A graphic designer converts client-provided JPEG photos to PNG before adding them to a layered composition that requires transparency for a marketing campaign.
A blogger batch-converts BMP screenshots from a legacy application to JPG for embedding in tutorial articles, reducing each file from 5MB to under 200KB.
A social media manager converts WebP images downloaded from modern websites to JPEG for compatibility with an older content management system that does not support newer formats.
Tips & Best Practices
Choose WebP as your output format for the best balance of quality and file size on modern websites. WebP delivers 25-34% smaller files than JPEG at equivalent visual quality, and all major browsers now support it.
When converting to JPEG, set quality to 80-85% for web images. This sweet spot provides excellent visual fidelity while dramatically reducing file size. Going above 90% yields diminishing returns with significantly larger files.
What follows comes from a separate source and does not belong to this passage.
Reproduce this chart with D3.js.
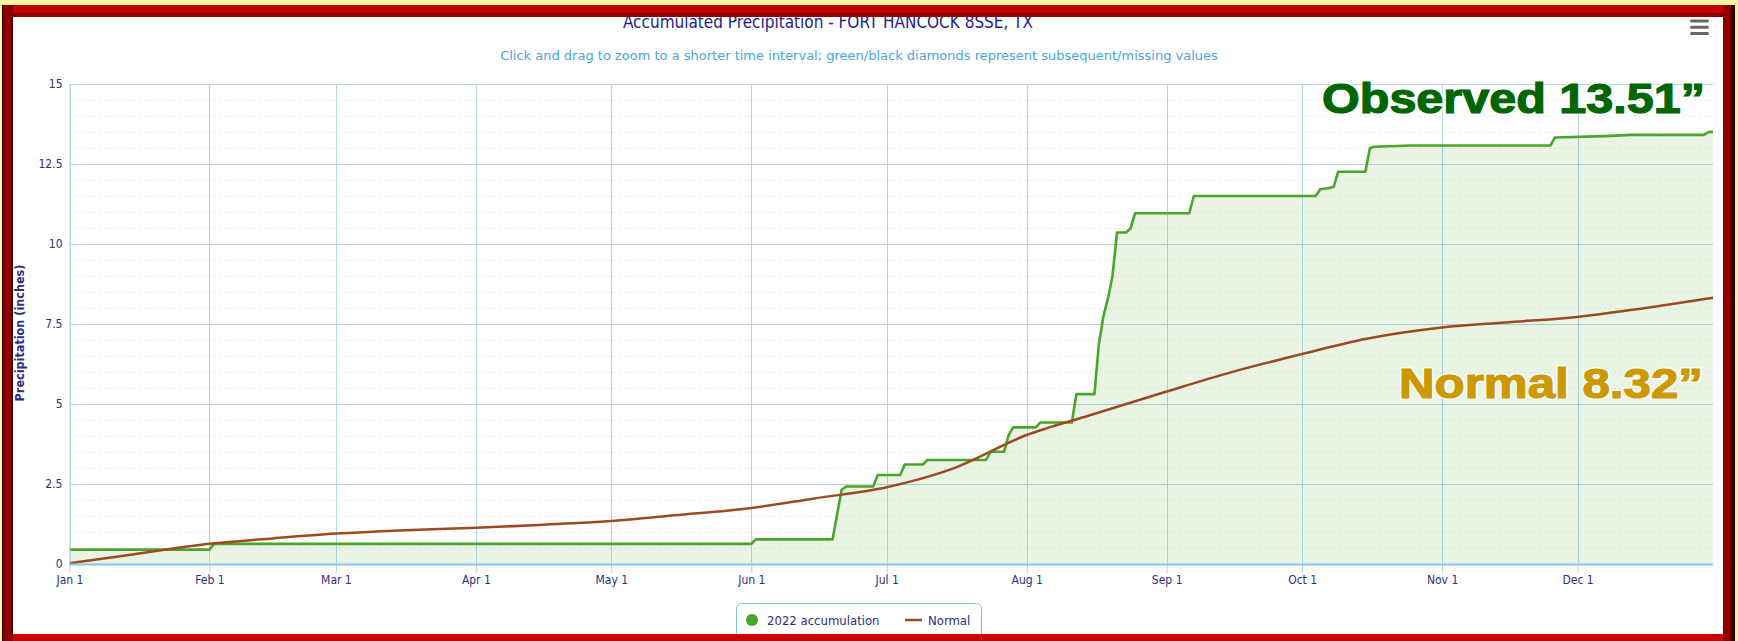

Always convert to PNG when you need to preserve transparency for logos, icons, or overlays. If your source image has transparency and you convert to JPEG or BMP, the transparent areas will be filled with white.
For batch conversions, apply the same quality setting across all files for visual consistency. Use the preview to verify that your chosen settings produce acceptable results before processing an entire collection.
You can convert between PNG, JPG/JPEG, WebP, GIF, and BMP formats. Each format has its strengths: PNG for lossless quality and transparency, JPG for photographs with smaller file sizes, WebP for modern web optimization, GIF for simple graphics and animations, and BMP for uncompressed quality.
How does quality setting affect JPG and WebP files?
Quality setting (1-100%) controls the compression level for JPG and WebP formats. Higher quality means better image fidelity but larger file sizes. For web use, 80-85% is usually optimal—it provides excellent visual quality while significantly reducing file size. PNG and BMP are lossless formats, so quality settings don't apply to them.
Can I convert multiple images at once?
Yes! Simply drag and drop multiple files or select multiple images using the file picker. All images will be converted to your chosen format with the same quality settings, then you can download them individually or all at once as a ZIP file. This batch conversion feature saves significant time when processing many images.
Is my data safe? Are images uploaded anywhere?
Your images are 100% private. All conversion happens directly in your browser using JavaScript and the Canvas API—no images are ever sent to any server. Your files never leave your device. This browser-based approach ensures complete privacy and also means the tool works offline after the initial page load.
What happens to transparency when converting PNG to JPG?
JPG does not support transparency, so transparent areas in your PNG will be filled with a white background during conversion. If you need to preserve transparency, convert to WebP or keep the PNG format instead. WebP supports both transparency and smaller file sizes than PNG.
Which browsers support this image converter?
This tool works in all modern browsers including Chrome, Firefox, Safari, Edge, and Opera. It uses the standard HTML5 Canvas API, which is widely supported. WebP output is supported in Chrome, Firefox, Edge, and Safari 16+. The tool also works on mobile browsers on both iOS and Android.